## Begin RECORD LIST
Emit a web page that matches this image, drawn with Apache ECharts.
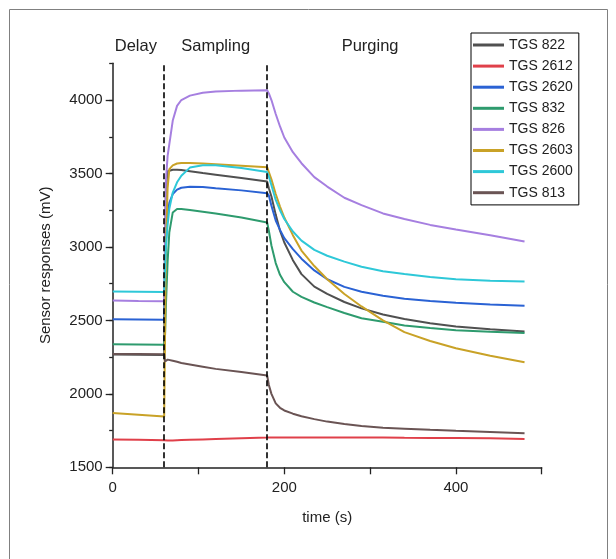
<!DOCTYPE html>
<html>
<head>
<meta charset="utf-8">
<style>
html,body{margin:0;padding:0;background:#fff;}
#chart{width:616px;height:559px;}
</style>
<script src="https://cdn.jsdelivr.net/npm/echarts@6/dist/echarts.min.js"></script>
</head>
<body>
<div id="chart"></div>
<script>
// time points (s)
const times = [0, 30, 60, 61, 62, 64, 66, 70, 75, 80, 90, 105, 120, 150, 180, 182, 185, 190, 195, 200, 210, 220, 235, 250, 270, 290, 315, 340, 370, 400, 440, 480];

const seriesNames = ['TGS 822', 'TGS 2612', 'TGS 2620', 'TGS 832', 'TGS 826', 'TGS 2603', 'TGS 2600', 'TGS 813'];

const tgs822  = [2268, 2266, 2265, 3000, 3400, 3515, 3525, 3525, 3525, 3523, 3515, 3503, 3492, 3470, 3445, 3400, 3343, 3220, 3110, 3030, 2910, 2815, 2730, 2680, 2625, 2582, 2540, 2510, 2481, 2459, 2440, 2425];
const tgs2612 = [1690, 1688, 1684, 1681, 1681, 1682, 1682, 1683, 1684, 1685, 1687, 1690, 1693, 1698, 1702, 1702, 1703, 1703, 1703, 1703, 1703, 1703, 1703, 1703, 1703, 1702, 1702, 1701, 1700, 1699, 1698, 1693];
const tgs2620 = [2507, 2506, 2505, 2800, 3050, 3220, 3300, 3360, 3390, 3403, 3410, 3408, 3400, 3385, 3366, 3350, 3280, 3180, 3116, 3060, 2985, 2920, 2840, 2780, 2728, 2695, 2668, 2648, 2632, 2620, 2609, 2599];
const tgs832  = [2338, 2336, 2334, 2400, 2600, 2900, 3100, 3235, 3258, 3258, 3252, 3240, 3228, 3200, 3166, 3110, 3010, 2890, 2810, 2760, 2695, 2660, 2622, 2590, 2550, 2515, 2490, 2465, 2448, 2433, 2422, 2415];
const tgs826  = [2635, 2632, 2630, 3100, 3450, 3620, 3700, 3860, 3960, 4000, 4030, 4050, 4058, 4064, 4066, 4045, 4000, 3905, 3820, 3745, 3645, 3570, 3475, 3411, 3335, 3285, 3228, 3190, 3150, 3118, 3080, 3037];
const tgs2603 = [1870, 1858, 1845, 2400, 3000, 3400, 3530, 3555, 3568, 3571, 3571, 3568, 3563, 3553, 3543, 3510, 3460, 3360, 3275, 3200, 3080, 2975, 2870, 2780, 2680, 2595, 2500, 2420, 2360, 2310, 2260, 2215];
const tgs2600 = [2696, 2695, 2694, 2850, 3000, 3150, 3260, 3370, 3440, 3485, 3540, 3556, 3556, 3538, 3510, 3480, 3420, 3320, 3250, 3190, 3105, 3043, 2980, 2940, 2900, 2865, 2835, 2815, 2795, 2780, 2770, 2764];
const tgs813  = [2272, 2271, 2270, 2220, 2225, 2233, 2231, 2225, 2218, 2210, 2200, 2185, 2170, 2148, 2125, 2060, 2000, 1935, 1905, 1887, 1865, 1848, 1828, 1811, 1795, 1781, 1770, 1763, 1755, 1748, 1740, 1732];

const seriesValues = [tgs822, tgs2612, tgs2620, tgs832, tgs826, tgs2603, tgs2600, tgs813];
const seriesColors = ['#505050', '#e0404a', '#2a62d4', '#2e9b6e', '#a67fe0', '#c9a227', '#2ec8d8', '#6a5454'];

// phase boundaries and phase labels
const phaseBounds = [60, 180];
const phaseLabels = ['Delay', 'Sampling', 'Purging'];
const phaseLabelTimes = [27, 120, 300];

const xTickLabels = [0, 200, 400];
const yTickLabels = [1500, 2000, 2500, 3000, 3500, 4000];

const chart = echarts.init(document.getElementById('chart'), null, {renderer: 'canvas'});

const series = seriesNames.map((name, i) => ({
  type: 'line',
  name: name,
  data: times.map((t, j) => [t, seriesValues[i][j]]),
  symbol: 'none',
  smooth: false,
  lineStyle: {width: 2, color: seriesColors[i]},
  itemStyle: {color: seriesColors[i]},
  z: 2
}));

series.push({
  type: 'line',
  name: '__bounds',
  data: [],
  symbol: 'none',
  markLine: {
    silent: true,
    symbol: 'none',
    label: {show: false},
    lineStyle: {color: '#000', type: [6, 3], width: 1.6},
    data: phaseBounds.map(b => ({xAxis: b}))
  },
  z: 3
});

const font = 'Liberation Sans, Arial, sans-serif';

chart.setOption({
  animation: false,
  backgroundColor: '#fff',
  grid: {left: 112.7, right: 74.3, top: 63.3, bottom: 91.7, containLabel: false},
  legend: {
    data: seriesNames,
    orient: 'vertical',
    left: 471,
    top: 33,
    padding: [1.5, 6, 1.7, 2],
    icon: 'rect',
    itemWidth: 31,
    itemHeight: 3,
    itemGap: 0.1,
    borderColor: '#000',
    borderWidth: 1,
    backgroundColor: '#fff',
    textStyle: {fontSize: 14, lineHeight: 21, color: '#222', fontFamily: font}
  },
  xAxis: {
    type: 'value',
    min: 0,
    max: 500,
    interval: 100,
    name: 'time (s)',
    nameLocation: 'middle',
    nameGap: 43,
    nameTextStyle: {fontSize: 15, color: '#222', fontFamily: font},
    axisLine: {lineStyle: {color: '#222', width: 1.5}},
    axisTick: {length: 7, lineStyle: {color: '#222', width: 1.3}},
    axisLabel: {
      margin: 13,
      fontSize: 15,
      color: '#222',
      fontFamily: font,
      formatter: v => (xTickLabels.indexOf(v) >= 0 ? String(v) : '')
    },
    splitLine: {show: false}
  },
  yAxis: [{
    type: 'value',
    min: 1500,
    max: 4250,
    interval: 250,
    name: 'Sensor responses (mV)',
    nameLocation: 'middle',
    nameGap: 59,
    nameTextStyle: {fontSize: 15, color: '#222', fontFamily: font},
    axisLine: {show: true, lineStyle: {color: '#222', width: 1.5}},
    axisTick: {show: true, length: 3.5, lineStyle: {color: '#222', width: 1.3}},
    axisLabel: {
      margin: 10, fontSize: 15, color: '#222', fontFamily: font,
      formatter: v => (yTickLabels.indexOf(v) >= 0 ? String(v) : '')
    },
    splitLine: {show: false}
  }, {
    type: 'value',
    position: 'left',
    min: 1500,
    max: 4250,
    interval: 500,
    axisLine: {show: false},
    axisTick: {show: true, length: 7, customValues: yTickLabels, lineStyle: {color: '#222', width: 1.3}},
    axisLabel: {show: false},
    splitLine: {show: false}
  }],
  series: series
});

const topY = chart.convertToPixel({gridIndex: 0}, [0, 4250])[1];
const graphics = phaseLabels.map((txt, i) => {
  const px = chart.convertToPixel({gridIndex: 0}, [phaseLabelTimes[i], 4250]);
  return {
    type: 'text',
    x: px[0],
    y: topY - 17,
    style: {text: txt, fontSize: 16.5, fill: '#222', fontFamily: font, align: 'center', verticalAlign: 'middle'},
    z: 10
  };
});
graphics.push({
  type: 'rect',
  shape: {x: 9.5, y: 9.5, width: 598, height: 570},
  style: {fill: 'none', stroke: '#808080', lineWidth: 1},
  z: 10
});
chart.setOption({graphic: graphics});
</script>
</body>
</html>
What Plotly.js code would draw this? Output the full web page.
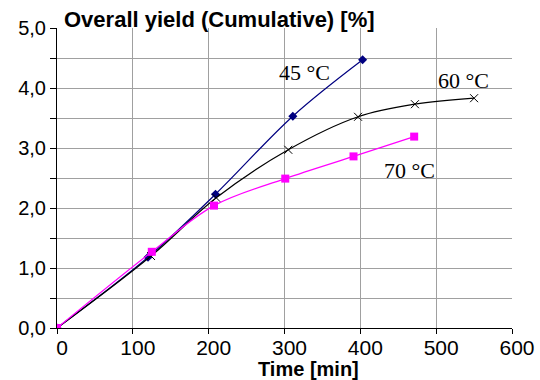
<!DOCTYPE html>
<html><head><meta charset="utf-8">
<script src="https://cdn.plot.ly/plotly-3.0.1.min.js"></script>
<style>html,body{margin:0;padding:0;background:#fff}#c{width:540px;height:380px}</style>
</head><body><div id="c"></div>
<script>
const t45 = [0, 120, 209, 311, 403];
const y45 = [0, 1.18, 2.23, 3.53, 4.47];
const t60 = [0, 124, 210, 305, 397, 472, 550];
const y60 = [0, 1.20, 2.17, 2.97, 3.52, 3.73, 3.83];
const t70 = [0, 125, 207, 301, 391, 471];
const y70 = [0, 1.27, 2.04, 2.49, 2.86, 3.19];
const seriesNames = ['45 °C', '60 °C', '70 °C'];
const yTicks = [0, 1, 2, 3, 4, 5];
const xTicks = [0, 100, 200, 300, 400, 500, 600];

const traces = [
  {x: t45, y: y45, name: seriesNames[0], mode: 'lines+markers', line: {color: '#000080', width: 1.2, shape: 'spline'},
   marker: {symbol: 'diamond', size: 7, color: '#000080'}},
  {x: t60, y: y60, name: seriesNames[1], mode: 'lines+markers', line: {color: '#000000', width: 1.2, shape: 'spline'},
   marker: {symbol: 'x-thin-open', size: 8, color: '#000000', line: {width: 1, color: '#000000'}}},
  {x: t70, y: y70, name: seriesNames[2], mode: 'lines+markers', line: {color: '#ff00ff', width: 1.2, shape: 'spline'},
   marker: {symbol: 'square', size: 8, color: '#ff00ff'}}
];

const serif = 'Liberation Serif, Times New Roman, serif';
const layout = {
  width: 540, height: 380,
  margin: {l: 57, r: 28, t: 28, b: 52},
  paper_bgcolor: '#fff', plot_bgcolor: '#fff',
  separators: ', ',
  showlegend: false,
  font: {family: 'Liberation Sans, Arial, sans-serif', color: '#000', size: 20},
  xaxis: {
    range: [0, 600], tickvals: xTicks, ticktext: xTicks.map(String),
    showgrid: true, gridcolor: '#a0a0a0', gridwidth: 1,
    showline: true, linecolor: '#000', linewidth: 1,
    ticks: 'outside', ticklen: 5, tickcolor: '#000',
    ticklabelstandoff: -4, ticklabelshift: 5,
    zeroline: false, tickfont: {size: 21}
  },
  yaxis: {
    range: [0, 5], tickvals: yTicks, ticktext: yTicks.map(v => v.toFixed(1).replace('.', ',')),
    showgrid: true, gridcolor: '#a0a0a0', gridwidth: 1,
    showline: true, linecolor: '#000', linewidth: 1,
    ticks: 'outside', ticklen: 6, tickcolor: '#000',
    minor: {dtick: 0.5, showgrid: true, gridcolor: '#a0a0a0', gridwidth: 1, ticks: 'outside', ticklen: 6, tickcolor: '#000'},
    zeroline: false, tickfont: {size: 20}
  },
  annotations: [
    {xref: 'paper', yref: 'paper', x: 0.01, y: 1.0, xanchor: 'left', yanchor: 'bottom', yshift: -6,
     text: '<b>Overall yield (Cumulative) [%]</b>', showarrow: false, font: {size: 22}},
    {xref: 'paper', yref: 'paper', x: 0.553, y: 0, xanchor: 'center', yanchor: 'top', yshift: -28,
     text: '<b>Time [min]</b>', showarrow: false, font: {size: 20}},
    {x: 326, y: 4.26, text: seriesNames[0], showarrow: false, font: {family: serif, size: 22}},
    {x: 536, y: 4.12, text: seriesNames[1], showarrow: false, font: {family: serif, size: 22}},
    {x: 465, y: 2.62, text: seriesNames[2], showarrow: false, font: {family: serif, size: 22}}
  ]
};
Plotly.newPlot('c', traces, layout, {displayModeBar: false, staticPlot: true});
</script></body></html>
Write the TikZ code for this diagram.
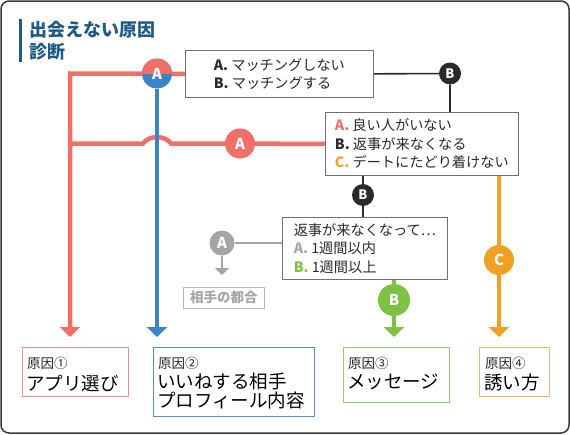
\documentclass[tikz,border=0pt]{standalone}
\usepackage{fontspec}
\setmainfont{Noto Sans CJK JP}
\usetikzlibrary{arrows.meta,shadows,backgrounds}
\definecolor{cred}{HTML}{F07068}
\definecolor{cblue}{HTML}{3C84C8}
\definecolor{cgreen}{HTML}{7DC243}
\definecolor{corange}{HTML}{F0A024}
\definecolor{cgray}{HTML}{A5A5A5}
\definecolor{cdark}{HTML}{2A2A2A}
\definecolor{ctitle}{HTML}{1F5A85}
\definecolor{cframe}{HTML}{3A3A3A}
\definecolor{bred}{HTML}{E8908C}
\definecolor{bblue}{HTML}{5A8CC8}
\definecolor{bgreen}{HTML}{95CC70}
\definecolor{borange}{HTML}{F2B468}
\definecolor{qgray}{HTML}{707070}
\begin{document}
\begin{tikzpicture}[x=1pt,y=-1pt,
  shad/.style={drop shadow={shadow xshift=0.8pt,shadow yshift=-1pt,fill=black!30,opacity=0.45}},
  qbox/.style={draw=qgray,line width=0.7pt,fill=white,align=left,anchor=north west,inner sep=0pt,
    font=\fontsize{14.2}{18.5}\selectfont,text=cdark,shad},
  cbox/.style={line width=0.9pt,fill=white,anchor=north west,inner sep=0pt,shad},
  smalltxt/.style={anchor=west,inner sep=0pt,font=\fontsize{13.5}{16}\selectfont,text=cdark},
  bigtxt/.style={anchor=west,inner sep=0pt,align=left,font=\fontsize{18.5}{19}\selectfont,text=black},
  circ/.style={circle,inner sep=0pt,minimum size=30pt,text=white,font=\bfseries\fontsize{15}{15}\selectfont},
  bcirc/.style={circ,fill=cdark,minimum size=22pt,font=\bfseries\fontsize{13}{13}\selectfont},
  thick line/.style={line width=4.5pt},
  bigarrow/.style={-{Triangle[width=20pt,length=10pt]},shorten >=10pt},
]
\useasboundingbox (0,0) rectangle (570,434);

% title
\node[anchor=west,inner sep=0pt,align=left,text=ctitle,font=\bfseries\fontsize{18}{22}\selectfont] (title) at (29,41) {出会えない原因\\診断};

% question boxes
\node[qbox,minimum width=188pt,minimum height=47pt] (q1) at (185,50) {\textbf{A.} マッチングしない\\\textbf{B.} マッチングする};
\node[qbox,minimum width=193pt,minimum height=63pt] (q2) at (325,112) {\textcolor{cred}{\textbf{A.}} 良い人がいない\\\textbf{B.} 返事が来なくなる\\\textcolor{corange}{\textbf{C.}} デートにたどり着けない};
\node[qbox,minimum width=165pt,minimum height=62pt] (q3) at (282,217) {返事が来なくなって…\\\textcolor{cgray}{\textbf{A.}} 1週間以内\\\textcolor{cgreen}{\textbf{B.}} 1週間以上};
\node[qbox,draw=cgray!80,text=cgray,minimum width=81pt,minimum height=21pt,align=center,font=\bfseries\fontsize{13.5}{16}\selectfont] (tsugo) at (183,287) {相手の都合};

% cause boxes
\node[cbox,draw=bred,minimum width=106pt,minimum height=49pt] (b1) at (22,347) {};
\node[cbox,draw=bblue,minimum width=161pt,minimum height=69pt] (b2) at (153,347) {};
\node[cbox,draw=bgreen,minimum width=106pt,minimum height=55pt] (b3) at (343,347) {};
\node[cbox,draw=borange,minimum width=70pt,minimum height=49pt] (b4) at (479,347) {};
\node[smalltxt] (b1s) at (27,363) {原因①};
\node[bigtxt] (b1b) at (26,383) {アプリ選び};
\node[smalltxt] (b2s) at (158,363) {原因②};
\node[bigtxt] (b2b) at (157,391) {いいねする相手\\プロフィール内容};
\node[smalltxt] (b3s) at (348,363) {原因③};
\node[bigtxt] (b3b) at (347,382) {メッセージ};
\node[smalltxt] (b4s) at (485,363) {原因④};
\node[bigtxt] (b4b) at (484,382) {誘い方};

% circles
\node[circ,fill=cblue,path picture={\fill[cred] (path picture bounding box.west) rectangle (path picture bounding box.north east);}] (ca1) at (157,73.5) {A};
\node[circ,fill=cred] (ca2) at (240,143.5) {A};
\node[bcirc] (cb1) at (450,73.5) {B};
\node[bcirc] (cb2) at (363,195) {B};
\node[circ,fill=corange] (cc) at (499,260) {C};
\node[circ,fill=cgray,minimum size=25pt] (cga) at (222,243) {A};
\node[circ,fill=cgreen,minimum size=32pt] (cgb) at (394,300) {B};

\coordinate (rc1) at (70,73.5);
\coordinate (rc2) at (70,143.5);

\begin{scope}[on background layer]
  \draw[draw=cframe,line width=1.5pt,rounded corners=8pt] (1,1) rectangle (569,433);
  \draw[draw=ctitle,line width=3pt] (20,19) -- (20,62);
  % red path A
  \draw[cred,thick line,bigarrow] (q1.west) -- (rc1) -- (rc1 |- b1.north);
  \draw[cred,thick line] (q2.west) -- (171,143.5) .. controls (165,135) and (149,135) .. (143,143.5) -- (rc2);
  % blue
  \draw[cblue,thick line,bigarrow] (ca1) -- (ca1 |- b2.north);
  % black
  \draw[cdark,line width=1.6pt] (q1.east) -- (cb1) -- (cb1 |- q2.north);
  \draw[cdark,line width=1.6pt] (q2.south -| cb2) -- (cb2) -- (cb2 |- q3.north);
  % orange
  \draw[corange,thick line,bigarrow] (q2.south -| cc) -- (cc |- b4.north);
  % gray
  \draw[cgray,line width=2pt] (q3.west |- cga) -- (cga);
  \draw[cgray,line width=2pt,-{Triangle[width=14pt,length=7pt]},shorten >=12pt] (cga) -- (cga |- tsugo.north);
  % green
  \draw[cgreen,thick line,bigarrow] (q3.south -| cgb) -- (cgb |- b3.north);
\end{scope}
\end{tikzpicture}
\end{document}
## End RECORD LIST
## THE PROBLEM
Skip all pictures and retype only the stretch from the line that holds "What Plotly.js code" through the line that holds "const xTicks = [0, 100, 200, 300, 400, 500, 600];", exactly as written.

## WORKED ANSWER
What Plotly.js code would draw this? Output the full web page.
<!DOCTYPE html>
<html><head><meta charset="utf-8">
<script src="https://cdn.plot.ly/plotly-3.0.1.min.js"></script>
<style>html,body{margin:0;padding:0;background:#fff}#c{width:540px;height:380px}</style>
</head><body><div id="c"></div>
<script>
const t45 = [0, 120, 209, 311, 403];
const y45 = [0, 1.18, 2.23, 3.53, 4.47];
const t60 = [0, 124, 210, 305, 397, 472, 550];
const y60 = [0, 1.20, 2.17, 2.97, 3.52, 3.73, 3.83];
const t70 = [0, 125, 207, 301, 391, 471];
const y70 = [0, 1.27, 2.04, 2.49, 2.86, 3.19];
const seriesNames = ['45 °C', '60 °C', '70 °C'];
const yTicks = [0, 1, 2, 3, 4, 5];
const xTicks = [0, 100, 200, 300, 400, 500, 600];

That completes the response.